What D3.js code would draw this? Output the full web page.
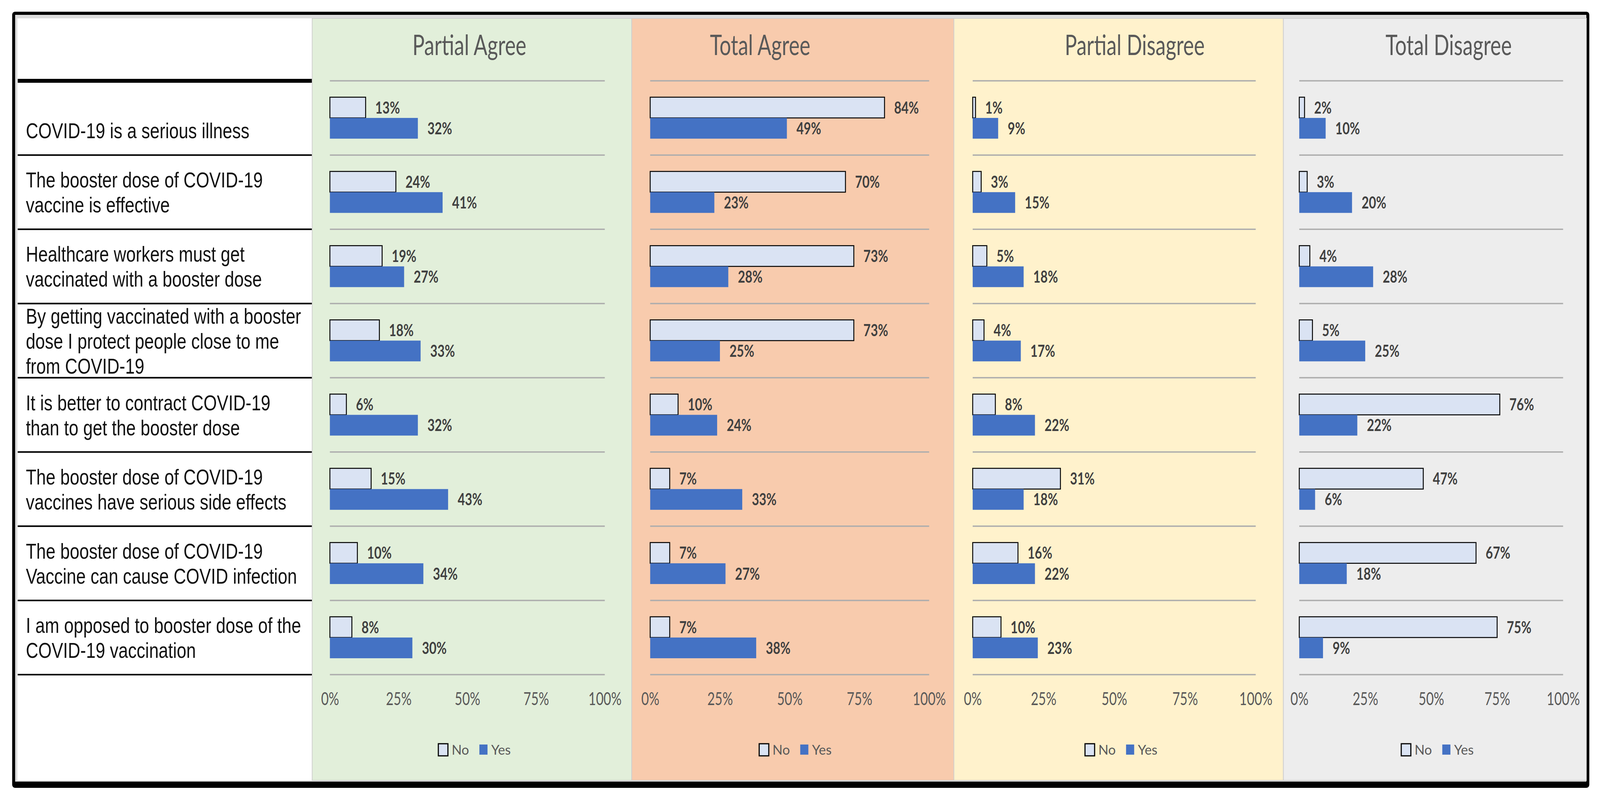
<!DOCTYPE html>
<html>
<head>
<meta charset="utf-8">
<script src="https://cdn.jsdelivr.net/npm/d3@7"></script>
<style>
  html, body { margin: 0; padding: 0; background: #fff; overflow: hidden; }
  #chart svg { display: block; width: 100vw; height: 100vh; }
</style>
</head>
<body>
<div id="chart"></div>
<script>
// Statements (row labels, one entry per line)
const statements = [
  ['', 'COVID-19 is a serious illness'],
  ['The booster dose of COVID-19', 'vaccine is effective'],
  ['Healthcare workers must get', 'vaccinated with a booster dose'],
  ['By getting vaccinated with a booster', 'dose I protect people close to me', 'from COVID-19'],
  ['It is better to contract COVID-19', 'than to get the booster dose'],
  ['The booster dose of COVID-19', 'vaccines have serious side effects'],
  ['The booster dose of COVID-19', 'Vaccine can cause COVID infection'],
  ['I am opposed to booster dose of the', 'COVID-19 vaccination']
];

const panelTitles = ['Partial Agree', 'Total Agree', 'Partial Disagree', 'Total Disagree'];
const seriesNames = ['No', 'Yes'];
const tickValues = [0, 25, 50, 75, 100];

// percentages per panel, one value per statement
const partialAgreeNo = [13, 24, 19, 18, 6, 15, 10, 8];
const partialAgreeYes = [32, 41, 27, 33, 32, 43, 34, 30];
const totalAgreeNo = [84, 70, 73, 73, 10, 7, 7, 7];
const totalAgreeYes = [49, 23, 28, 25, 24, 33, 27, 38];
const partialDisagreeNo = [1, 3, 5, 4, 8, 31, 16, 10];
const partialDisagreeYes = [9, 15, 18, 17, 22, 18, 22, 23];
const totalDisagreeNo = [2, 3, 4, 5, 76, 47, 67, 75];
const totalDisagreeYes = [10, 20, 28, 25, 22, 6, 18, 9];

const panelSeries = [
  [partialAgreeNo, partialAgreeYes],
  [totalAgreeNo, totalAgreeYes],
  [partialDisagreeNo, partialDisagreeYes],
  [totalDisagreeNo, totalDisagreeYes]
];

// layout
const W = 4336, H = 2044;
const panelEdges = [846, 1712, 2585, 3478, 4299];
const plotLeft = [894, 1762, 2636, 3521];
const plotRight = [1639, 2518, 3403, 4236];
const titleX = [1272, 2060, 3075, 3926];
const panelFill = ['#E2EFDA', '#F8CBAD', '#FFF2CC', '#EDEDED'];
const colorNo = '#DAE3F3';
const colorYes = '#4472C4';
const calibri = 'Lato, "Open Sans", sans-serif';
const arial = '"Liberation Sans", Arial, sans-serif';

// viewBox keeps the whole chart in the window whatever its css size
const svg = d3.select('#chart')
    .append('svg')
    .attr('viewBox', `0 0 ${W} ${H}`)
    .attr('preserveAspectRatio', 'none');

// horizontal squeeze so text widths match the reference
function fitScale(family, size, weight, sample, target) {
  const t = svg.append('text')
      .attr('font-family', family)
      .attr('font-size', size)
      .attr('font-weight', weight)
      .text(sample);
  const w = t.node().getComputedTextLength();
  t.remove();
  return target / w;
}

const sTitle = fitScale(calibri, 72, 400, 'Partial Agree', 309);
const sTick = fitScale(calibri, 46, 400, '100%', 90);
const sValue = fitScale(calibri, 42, 700, '13%', 67);
const sLegend = fitScale(calibri, 35, 400, 'Yes', 53);
const sRow = fitScale(arial, 56, 400, 'COVID-19 is a serious illness', 606);

// frame
svg.append('rect')
    .attr('x', 33).attr('y', 30)
    .attr('width', 4274).attr('height', 1988)
    .attr('rx', 8)
    .attr('fill', '#000');
svg.append('rect')
    .attr('x', 41).attr('y', 38)
    .attr('width', 4258).attr('height', 1964)
    .attr('fill', '#DDDDDD');
svg.append('rect')
    .attr('x', 47).attr('y', 47)
    .attr('width', panelEdges[0] - 47).attr('height', 1952)
    .attr('fill', '#fff');

// rows
const y = d3.scaleBand()
    .domain(d3.range(statements.length))
    .range([207, 1728]);
const ySub = d3.scaleBand()
    .domain(seriesNames)
    .range([0, y.bandwidth()])
    .paddingOuter(0.79);
const rowLines = d3.range(statements.length + 1).map(i => y.range()[0] + i * y.step());

// left label column
svg.append('g')
    .selectAll('line')
    .data(rowLines)
    .join('line')
    .attr('x1', 48)
    .attr('x2', panelEdges[0])
    .attr('y1', d => d)
    .attr('y2', d => d)
    .attr('stroke', '#000')
    .attr('stroke-width', (d, i) => i === 0 ? 10 : 4);

const rowFont = 56, lineH = 64;
svg.append('g')
    .selectAll('text')
    .data(statements)
    .join('text')
    .attr('transform', (d, i) => `translate(70,${y(i) + y.bandwidth() / 2}) scale(${sRow},1)`)
    .attr('font-family', arial)
    .attr('font-size', rowFont)
    .attr('fill', '#111')
    .selectAll('tspan')
    .data(d => d.map((line, j) => ({ line, j, n: d.length })))
    .join('tspan')
    .attr('x', 0)
    .attr('y', d => (d.j - (d.n - 1) / 2) * lineH + rowFont * 0.36)
    .text(d => d.line);

// panels
panelTitles.forEach((title, p) => {
  const g = svg.append('g');
  const x = d3.scaleLinear()
      .domain([0, 100])
      .range([plotLeft[p], plotRight[p]]);

  g.append('rect')
      .attr('x', panelEdges[p])
      .attr('y', 47)
      .attr('width', panelEdges[p + 1] - panelEdges[p])
      .attr('height', 1952)
      .attr('fill', panelFill[p])
      .attr('stroke', '#CFCFCF')
      .attr('stroke-width', 2);

  g.append('text')
      .attr('transform', `translate(${titleX[p]},141) scale(${sTitle},1)`)
      .attr('text-anchor', 'middle')
      .attr('font-family', calibri)
      .attr('font-size', 72)
      .attr('font-weight', 400)
      .attr('fill', '#595959')
      .text(title);

  g.append('g')
      .selectAll('line')
      .data(rowLines)
      .join('line')
      .attr('x1', x(0))
      .attr('x2', x(100))
      .attr('y1', d => d)
      .attr('y2', d => d)
      .attr('stroke', '#ADADAD')
      .attr('stroke-width', 3.5);

  const bars = panelSeries[p].flatMap((vals, s) =>
    vals.map((v, i) => ({ v, i, s: seriesNames[s] })));

  g.append('g')
      .selectAll('rect')
      .data(bars)
      .join('rect')
      .attr('x', x(0))
      .attr('y', d => y(d.i) + ySub(d.s))
      .attr('width', d => x(d.v) - x(0))
      .attr('height', ySub.bandwidth())
      .attr('fill', d => d.s === 'No' ? colorNo : colorYes)
      .attr('stroke', d => d.s === 'No' ? '#000' : 'none')
      .attr('stroke-width', 2.5);

  g.append('g')
      .selectAll('text')
      .data(bars)
      .join('text')
      .attr('transform', d => `translate(${x(d.v) + 26},${y(d.i) + ySub(d.s) + ySub.bandwidth() / 2}) scale(${sValue},1)`)
      .attr('dy', '0.36em')
      .attr('font-family', calibri)
      .attr('font-size', 42)
      .attr('font-weight', 700)
      .attr('fill', '#404040')
      .text(d => d.v + '%');

  // x axis labels
  const axis = g.append('g')
      .attr('transform', 'translate(0,1806)')
      .call(d3.axisBottom(x).tickValues(tickValues).tickFormat(d => d + '%').tickSize(0));
  axis.select('.domain').remove();
  axis.selectAll('text')
      .attr('y', 0)
      .attr('dy', 0)
      .attr('transform', `scale(${sTick},1)`)
      .attr('font-family', calibri)
      .attr('font-size', 46)
      .attr('fill', '#595959');

  // legend
  const lg = g.append('g');
  const cx = (panelEdges[p] + panelEdges[p + 1]) / 2 + 7;
  const items = [];
  let pos = 0;
  seriesNames.forEach(name => {
    const t = lg.append('text')
        .attr('font-family', calibri)
        .attr('font-size', 35)
        .attr('fill', '#595959')
        .text(name);
    const tw = t.node().getComputedTextLength() * sLegend;
    const sw = name === 'No' ? 26 : 22;
    items.push({ name, t, sw, start: pos });
    pos += sw + 10 + tw + 28;
  });
  const total = pos - 28;
  items.forEach(it => {
    const x0 = cx - total / 2 + it.start;
    lg.append('rect')
        .attr('x', x0)
        .attr('y', it.name === 'No' ? 1905 : 1907)
        .attr('width', it.sw)
        .attr('height', it.name === 'No' ? 31 : 26)
        .attr('fill', it.name === 'No' ? colorNo : colorYes)
        .attr('stroke', it.name === 'No' ? '#000' : 'none')
        .attr('stroke-width', 3);
    it.t.attr('transform', `translate(${x0 + it.sw + 10},1933) scale(${sLegend},1)`);
  });
});
</script>
</body>
</html>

━━━━

*Aim*: Leave out the pictures and restate, word for word, the lines from the top of the data through the line containing "const tickValues = [0, 25, 50, 75, 100];", both included.

*Final answer*:
What D3.js code would draw this? Output the full web page.
<!DOCTYPE html>
<html>
<head>
<meta charset="utf-8">
<script src="https://cdn.jsdelivr.net/npm/d3@7"></script>
<style>
  html, body { margin: 0; padding: 0; background: #fff; overflow: hidden; }
  #chart svg { display: block; width: 100vw; height: 100vh; }
</style>
</head>
<body>
<div id="chart"></div>
<script>
// Statements (row labels, one entry per line)
const statements = [
  ['', 'COVID-19 is a serious illness'],
  ['The booster dose of COVID-19', 'vaccine is effective'],
  ['Healthcare workers must get', 'vaccinated with a booster dose'],
  ['By getting vaccinated with a booster', 'dose I protect people close to me', 'from COVID-19'],
  ['It is better to contract COVID-19', 'than to get the booster dose'],
  ['The booster dose of COVID-19', 'vaccines have serious side effects'],
  ['The booster dose of COVID-19', 'Vaccine can cause COVID infection'],
  ['I am opposed to booster dose of the', 'COVID-19 vaccination']
];

const panelTitles = ['Partial Agree', 'Total Agree', 'Partial Disagree', 'Total Disagree'];
const seriesNames = ['No', 'Yes'];
const tickValues = [0, 25, 50, 75, 100];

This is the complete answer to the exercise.